** Begin Recorded data **
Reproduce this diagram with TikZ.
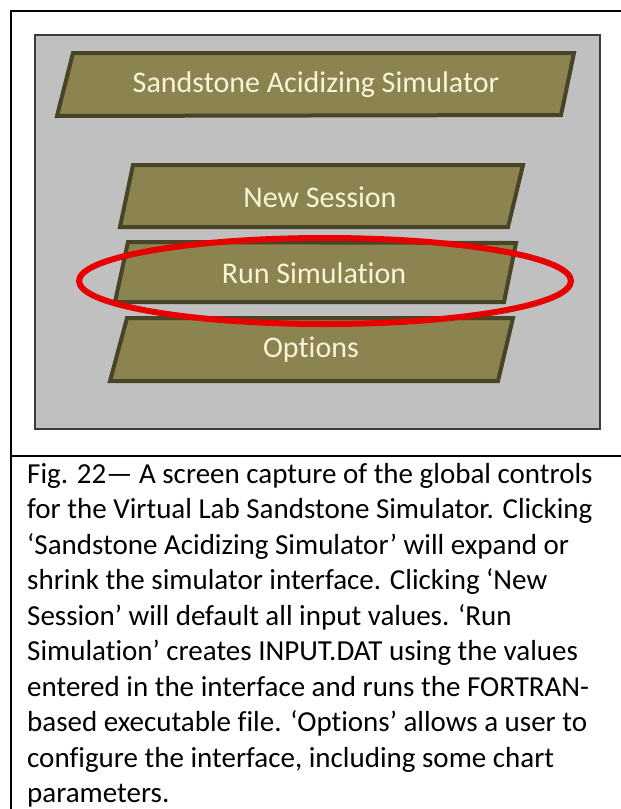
\documentclass[tikz,border=0pt]{standalone}
\usepackage{fontspec}
\setmainfont{Carlito}[Ligatures=NoCommon]
\definecolor{panelgray}{RGB}{192,192,192}
\definecolor{paneledge}{RGB}{60,60,60}
\definecolor{olivefill}{RGB}{139,131,80}
\definecolor{oliveedge}{RGB}{72,68,40}
\definecolor{creamtext}{RGB}{250,245,215}
\definecolor{markred}{RGB}{232,0,0}
\begin{document}
\begin{tikzpicture}[x=1pt,y=-1pt,
  btn/.style={fill=olivefill,draw=oliveedge,line width=4pt,line join=miter},
  btntext/.style={inner sep=0pt,text=creamtext,font=\fontsize{30}{34}\selectfont},
  capline/.style={anchor=base west,inner sep=0pt,font=\fontsize{29}{35}\selectfont},
  frame/.style={draw=black,line width=2pt}]
\useasboundingbox[fill=white] (0,0) rectangle (621,809);

% outer frame and caption separator
\draw[frame] (621,11) -- (11,11) -- (11,809);
\draw[frame] (11,456) -- (621,456);

% control panel
\filldraw[fill=panelgray,draw=paneledge,line width=1.5pt] (35,35) rectangle (600,429);

% buttons
\draw[btn] (73,53) -- (574,53) -- (561,115) -- (57,116) -- cycle;
\node[btntext] (sim) at (316,85) {Sandstone Acidizing Simulator};

\draw[btn] (133,165) -- (523,165) -- (508,227) -- (120,227) -- cycle;
\node[btntext] (new) at (320,197) {New Session};

\draw[btn] (128,242) -- (516,243) -- (504,302) -- (115,302) -- cycle;
\node[btntext] (run) at (314,273) {Run Simulation};

\draw[btn] (127,318) -- (513,318) -- (498,381) -- (110,381) -- cycle;
\node[btntext] (opt) at (311,350) {Options};

% highlight around the Run Simulation button
\draw[markred,line width=6pt] (325,281) ellipse [x radius=246, y radius=43];

% caption
\node[capline] (c1) at (27,483) {Fig. 22— A screen capture of the global controls};
\node[capline] (c2) at (27,518.5) {for the Virtual Lab Sandstone Simulator. Clicking};
\node[capline] (c3) at (27,554) {‘Sandstone Acidizing Simulator’ will expand or};
\node[capline] (c4) at (27,589.5) {shrink the simulator interface. Clicking ‘New};
\node[capline] (c5) at (27,625) {Session’ will default all input values. ‘Run};
\node[capline] (c6) at (27,660.5) {Simulation’ creates INPUT.DAT using the values};
\node[capline] (c7) at (27,696) {entered in the interface and runs the FORTRAN-};
\node[capline] (c8) at (27,731.5) {based executable file. ‘Options’ allows a user to};
\node[capline] (c9) at (27,767) {configure the interface, including some chart};
\node[capline] (c10) at (27,802.5) {parameters.};
\end{tikzpicture}
\end{document}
** End Recorded data **
Exclude the pictures, and transcribe all of the material exactly.

Reproduce this diagram with TikZ.
\documentclass[tikz,border=0pt]{standalone}
\usepackage{fontspec}
\setmainfont{Carlito}[Ligatures=NoCommon]
\definecolor{panelgray}{RGB}{192,192,192}
\definecolor{paneledge}{RGB}{60,60,60}
\definecolor{olivefill}{RGB}{139,131,80}
\definecolor{oliveedge}{RGB}{72,68,40}
\definecolor{creamtext}{RGB}{250,245,215}
\definecolor{markred}{RGB}{232,0,0}
\begin{document}
\begin{tikzpicture}[x=1pt,y=-1pt,
  btn/.style={fill=olivefill,draw=oliveedge,line width=4pt,line join=miter},
  btntext/.style={inner sep=0pt,text=creamtext,font=\fontsize{30}{34}\selectfont},
  capline/.style={anchor=base west,inner sep=0pt,font=\fontsize{29}{35}\selectfont},
  frame/.style={draw=black,line width=2pt}]
\useasboundingbox[fill=white] (0,0) rectangle (621,809);

% outer frame and caption separator
\draw[frame] (621,11) -- (11,11) -- (11,809);
\draw[frame] (11,456) -- (621,456);

% control panel
\filldraw[fill=panelgray,draw=paneledge,line width=1.5pt] (35,35) rectangle (600,429);

% buttons
\draw[btn] (73,53) -- (574,53) -- (561,115) -- (57,116) -- cycle;
\node[btntext] (sim) at (316,85) {Sandstone Acidizing Simulator};

\draw[btn] (133,165) -- (523,165) -- (508,227) -- (120,227) -- cycle;
\node[btntext] (new) at (320,197) {New Session};

\draw[btn] (128,242) -- (516,243) -- (504,302) -- (115,302) -- cycle;
\node[btntext] (run) at (314,273) {Run Simulation};

\draw[btn] (127,318) -- (513,318) -- (498,381) -- (110,381) -- cycle;
\node[btntext] (opt) at (311,350) {Options};

% highlight around the Run Simulation button
\draw[markred,line width=6pt] (325,281) ellipse [x radius=246, y radius=43];

% caption
\node[capline] (c1) at (27,483) {Fig. 22— A screen capture of the global controls};
\node[capline] (c2) at (27,518.5) {for the Virtual Lab Sandstone Simulator. Clicking};
\node[capline] (c3) at (27,554) {‘Sandstone Acidizing Simulator’ will expand or};
\node[capline] (c4) at (27,589.5) {shrink the simulator interface. Clicking ‘New};
\node[capline] (c5) at (27,625) {Session’ will default all input values. ‘Run};
\node[capline] (c6) at (27,660.5) {Simulation’ creates INPUT.DAT using the values};
\node[capline] (c7) at (27,696) {entered in the interface and runs the FORTRAN-};
\node[capline] (c8) at (27,731.5) {based executable file. ‘Options’ allows a user to};
\node[capline] (c9) at (27,767) {configure the interface, including some chart};
\node[capline] (c10) at (27,802.5) {parameters.};
\end{tikzpicture}
\end{document}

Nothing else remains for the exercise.